Myanmar and Bangladesh Agrees on Repatriation Timeline
On Tuesday, the Myanmar government and the Bangladesh government agreed on a repatriation timeframe to return 1,500 refugees every week. Bangladesh hopes to return all of the refugees in two years. However, it will take ten years with this quota.
A number of refugees and aid group officials express concern over the repatriation. Sirajul Mostofa, a Rohingya community leader said in a BBC interview: “Our first priority is, they have to grant us citizenship as Rohingyas. Secondly, they have to give back our lands. Thirdly, our security must be ensured internationally.” UN High Commissioner for Refugees stressed that refugees must only return when they feel that it is safe to return. Non-Muslim population in the Rakhine state have vowed to fight against such large-scale refugee return.

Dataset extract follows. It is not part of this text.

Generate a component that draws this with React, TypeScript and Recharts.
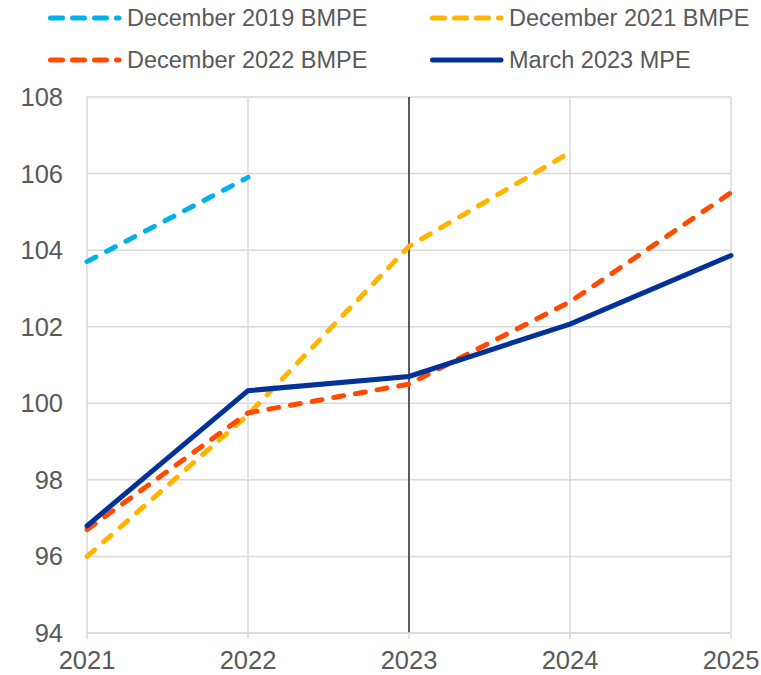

In the Rakhine state, two transit camps are under construction, which will accommodate 30,000 people returning from Bangladesh—mostly the non-Muslim population. From 2016 to 2017, more than 740,000 refugees have fled to Bangladesh, majority of them Rohingya Muslims. Rakhine state secretary U Tin Maung Swe commented, “the returnees will build their home by themselves.”

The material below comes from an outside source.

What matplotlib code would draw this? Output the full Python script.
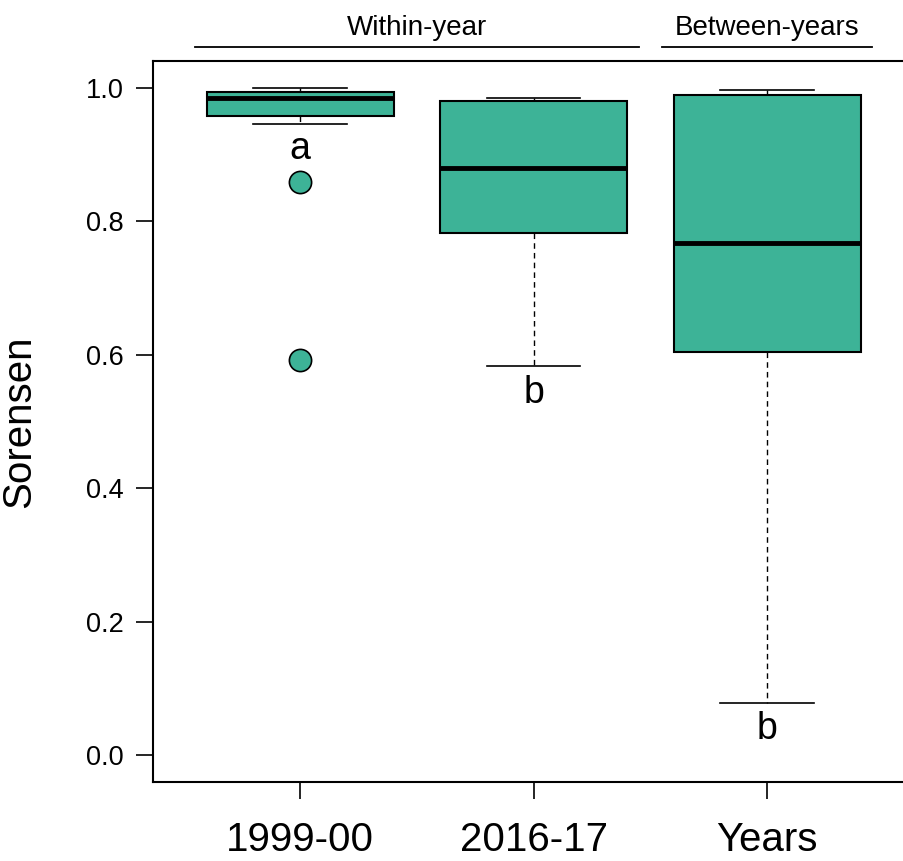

Many Rohingyas’ homes were burned down during the military crackdowns that the United Nations called, “textbook example of ethnic cleansing.” Among the militants were Buddhist nationalist mobs who torched their homes in the villages.
In the Rakhine state, there are social tensions between the Buddhist majority and the Muslim minority. On the same day the repatriation agreement was signed, 5,000 ethnic Rakhine Buddhists clashed with police authorities after a celebration of ancient Buddhist Arakan kingdom. Seven protesters were shot dead by the police, and 13 were injured. The ethnic Rakhine called Rohingyas illegal “Bengali” immigrants to a Buddhist land. There is also tension between ethnic Rakhine and the ethnic Bamar majority in Myanmar.
Violence by the ethnic Rakhine became more radical after Arakan Rohingya Salvation Army (ARSA) attacked three police outposts in Oct 2016. ARSA is a militant group that consists of Rohingya Muslims. ARSA says they are serving the interest of Rohingyas. The group’s leader said in a video that their purpose is “to send a message that if the violence is not stopped, we have the right to defend ourselves” because “for seventy five years, there have been various crimes and atrocities committed against the Rohingyas.” Rohingyas have refrained from such violence in the past, and many blame ARSA’s actions that incited the military crackdown.
The Myanmar government classifies ARSA as a terrorist organization who wants to spread Islamic rule. However, there is no evidence that the group is linked to local or international extremists. According to Maung Zarni, an adviser to the European Center for the Study Extremism, “systematic abuses of genocidal proportions” by the authorities in the past had given birth to the group.
Foreign secretary U Myint Thu says repatriation will begin on Jan. 23, 2018. The current agreement only addresses refugees who fled Myanmar after Oct. 2016 and August 2017 militant attack on police outposts, and does not mention Rohingyas who fled the country before these events.